The Korean Customs Service.

One of the most important and most prominent departments of the Korean government is and for many years has been, the Maritime Customs. It has been the battle ground of more than one international quarrel, the sweetest nut to crack in all the basket. The interest which it inspires is doubtless based upon the fact that it represents ready money, spot cash; and that is the most attractive form which the god of wealth ever assumes.

[page 368] There have been three important crises in the history of the Korean Customs, one when it was taken over by the paternal hand of China to be used as a lever for the hoisting into power her claim to suzerainty which had been somewhat impaired; second when the Russians played their little game soon after the Japan-China war; and third the crisis which now faces it in the form of a change from practically British control to Japanese.

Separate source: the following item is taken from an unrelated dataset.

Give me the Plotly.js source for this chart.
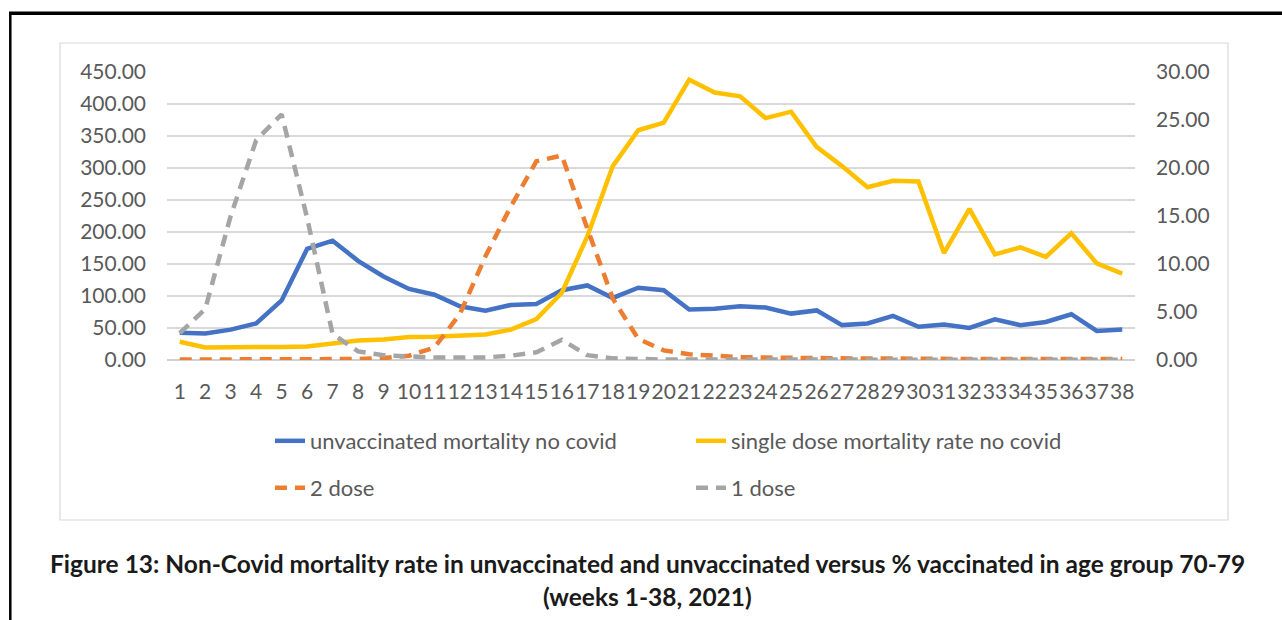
<!DOCTYPE html>
<html>
<head>
<meta charset="utf-8">
<script src="https://cdn.plot.ly/plotly-3.0.1.min.js"></script>
<style>
  html, body { margin: 0; padding: 0; background: #ffffff; }
  #chart { width: 1282px; height: 620px; }
</style>
</head>
<body>
<div id="chart"></div>
<script>
// ---- data ----
const weeks = [1,2,3,4,5,6,7,8,9,10,11,12,13,14,15,16,17,18,19,20,21,22,23,24,25,26,27,28,29,30,31,32,33,34,35,36,37,38];

const unvaccinatedMortality = [42.5,41.5,47.5,57,93,173.5,186.5,155,130.5,111,102,84,77,86,87.5,109,116.5,97,113,109,79,80,84,82,72.5,77.5,54.5,57,69,52,55.5,50,63.5,54.5,59.5,71.5,45.5,47.5];

const singleDoseMortality = [28.5,19.5,20,21,20.5,21,26,30.5,32,36,36.5,37.5,40,47.5,64,105,193,303,359,371,438,418,412,378,388,333,303,270,280,279,167,236,165,176,161,198,151,135];

const twoDosePct = [0.05,0.05,0.05,0.05,0.05,0.05,0.05,0.1,0.2,0.45,1.3,4.8,10.8,16.0,20.7,21.3,13.7,6.4,2.2,1.0,0.6,0.4,0.3,0.25,0.2,0.2,0.15,0.15,0.15,0.1,0.1,0.1,0.1,0.1,0.1,0.1,0.1,0.1];

const oneDosePct = [2.8,5.3,15.0,22.9,25.6,14.8,2.7,0.9,0.5,0.35,0.25,0.25,0.27,0.45,0.8,2.1,0.5,0.17,0.07,0.05,0.05,0.04,0.04,0.04,0.03,0.03,0.03,0.03,0.03,0.03,0.03,0.03,0.03,0.03,0.03,0.03,0.03,0.03];

const seriesNames = ["unvaccinated mortality no covid", "single dose mortality rate no covid", "2 dose", "1 dose"];
const titleLine1 = "Figure 13: Non-Covid mortality rate in unvaccinated and unvaccinated versus % vaccinated in age group 70-79";
const titleLine2 = "(weeks 1-38, 2021)";

// ---- styling ----
const FONT = "Lato, 'Open Sans', sans-serif";
const TXT = "#595959";
const LW = 4.5;
const DASH = "12px,8px";

const traces = [
  { x: weeks, y: unvaccinatedMortality, name: seriesNames[0], type: "scatter", mode: "lines",
    line: { color: "#4472C4", width: LW }, yaxis: "y", legend: "legend" },
  { x: weeks, y: singleDoseMortality, name: seriesNames[1], type: "scatter", mode: "lines",
    line: { color: "#FFC000", width: LW }, yaxis: "y", legend: "legend" },
  { x: weeks, y: twoDosePct, name: seriesNames[2], type: "scatter", mode: "lines",
    line: { color: "#ED7D31", width: LW, dash: DASH }, yaxis: "y2", legend: "legend2" },
  { x: weeks, y: oneDosePct, name: seriesNames[3], type: "scatter", mode: "lines",
    line: { color: "#A5A5A5", width: LW, dash: DASH }, yaxis: "y2", legend: "legend2" }
];

// plot area geometry in pixels
const L = 167, T = 72, W = 968, H = 288;
const px = v => (v - L) / W;          // pixel x -> paper x
const py = v => (T + H - v) / H;      // pixel y -> paper y

const legendCommon = {
  orientation: "h", xanchor: "left", yanchor: "middle",
  font: { family: FONT, size: 22, color: TXT },
  bgcolor: "rgba(0,0,0,0)", entrywidth: 376, entrywidthmode: "pixels",
  itemclick: false, itemdoubleclick: false
};

const layout = {
  width: 1282, height: 620,
  margin: { l: L, r: 1282 - L - W, t: T, b: 620 - T - H, pad: 0 },
  paper_bgcolor: "#ffffff", plot_bgcolor: "#ffffff",
  showlegend: true,
  hovermode: false,
  font: { family: FONT, color: TXT },
  xaxis: {
    range: [0.5, 38.5], tickmode: "linear", tick0: 1, dtick: 1, tickangle: 0,
    showgrid: false, zeroline: false, showline: false, ticks: "",
    tickfont: { family: FONT, size: 21, color: TXT },
    ticklabelstandoff: 17, fixedrange: true
  },
  yaxis: {
    range: [0, 450], tickmode: "linear", tick0: 0, dtick: 50, tickformat: ".2f",
    showgrid: true, gridcolor: "#d9d9d9", gridwidth: 1.5,
    zeroline: true, zerolinecolor: "#d0d0d0", zerolinewidth: 1.5,
    showline: false, ticks: "",
    tickfont: { family: FONT, size: 21, color: TXT },
    ticklabelstandoff: 20, fixedrange: true
  },
  yaxis2: {
    range: [0, 30], tickmode: "linear", tick0: 0, dtick: 5, tickformat: ".2f",
    overlaying: "y", side: "right", showgrid: false, zeroline: false, showline: false, ticks: "",
    tickfont: { family: FONT, size: 21, color: TXT },
    ticklabelstandoff: 20, fixedrange: true
  },
  legend: Object.assign({}, legendCommon, { x: px(270), y: py(441) }),
  legend2: Object.assign({}, legendCommon, { x: px(270), y: py(488) }),
  shapes: [
    // inner chart box
    { type: "rect", xref: "paper", yref: "paper", x0: px(60), x1: px(1228), y0: py(520), y1: py(43),
      line: { color: "#d9d9d9", width: 1.2 }, fillcolor: "rgba(0,0,0,0)", layer: "below" },
    // outer black frame (top and left)
    { type: "line", xref: "paper", yref: "paper", x0: px(9), x1: px(1300), y0: py(13.3), y1: py(13.3),
      line: { color: "#000000", width: 3.5 } },
    { type: "line", xref: "paper", yref: "paper", x0: px(10.3), x1: px(10.3), y0: py(12), y1: py(640),
      line: { color: "#000000", width: 2.5 } }
  ],
  annotations: [
    { text: titleLine1, xref: "paper", yref: "paper", x: px(647), y: py(563),
      xanchor: "center", yanchor: "middle", showarrow: false,
      font: { family: FONT, size: 24.5, color: "#1a1a1a", weight: "bold" } },
    { text: titleLine2, xref: "paper", yref: "paper", x: px(647), y: py(596),
      xanchor: "center", yanchor: "middle", showarrow: false,
      font: { family: FONT, size: 24.5, color: "#1a1a1a", weight: "bold" } }
  ]
};

Plotly.newPlot("chart", traces, layout, { displayModeBar: false, staticPlot: true });
</script>
</body>
</html>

The retirement of J. McLeavy Brown, C.M.G., from the control of the Korean Customs is an event of high importance to this people and its consequences will be far-reaching. There could be no more fitting time and no more fitting place in which to review this gentleman’s career in Korea than now and in the pages of this Review. We propose therefore to give a rapid sketch of the most important points in this career and to ask the question whether and how far this change will be of benefit to all parties concerned.

Dr. Brown came to China in 1881, so he was already an old resident of the Far East and well acquainted with its problems when in 1893 he was appointed to fill the position of Chief Commissioner of the Korean Customs. This place had been filled by Von Mollendorff, Merrill, Schoenicke and Morgan, and when Dr. Brown took over the office he found it thoroughly established and working with that ease and success which would naturally be guaranteed by the character of the men who had preceded him.

Soon after his arrival the war clouds began to gather and in the following year they broke, but failed to cause the flood which was predicted. It was only a gentle shower and after the bubble of Chinese arrogance had been pricked by a few Japanese bayonets the sun came out again leaving Korea cast off from her old moorings and without doubt somewhat homesick to get back under the maternal wing of China again. But this was not possible. Japan had decided that Korea must be independent in spite of herself. They say that some men are born great, some achieve greatness and some have greatness thrust upon them. So with Korea, she did not [page 369] attain independence but she had it thrust upon her. It would have been agrand thing, if properly used, but after the war it began to appear that there was too great a contrast between the administration of the Customs and of the other fiscal departments of the government. Japan was attempting to get hold of the situation which was quite new to her and she found it hard work. Things were not going smoothly but there was one man who could bring order out of Korea’s financial chaos, and so Dr. Brown was given complete control of the revenue which the Customs brought in. He was authorized to put this money in the bank in his own name and thus make it impossible of withdrawal without his signature. This immediately made him both friends and enemies for he no sooner had things well in hand before he began refusing foolish and extravagant demands for money on the part of various departments of the government, and the officials found to their dismay that the Customs revenues could no longer be their plaything. Only plans that were well worked out and that promised definite results were sanctioned and paid for by the Chief Commissioner. The natural result was that without holding any other position he practically had the casting vote in very many matters of government which required the expenditure of money, and it is safe to say that Korean officials were seldom interested in any matters that did not involve such expenditure. This strict control of the government money was very galling to that class of officials who considered the money their legitimate loot and Dr. Brown was made to feel that while they dared not stultify themselves by openly attacking him these people would rejoice to get the “knife into him.”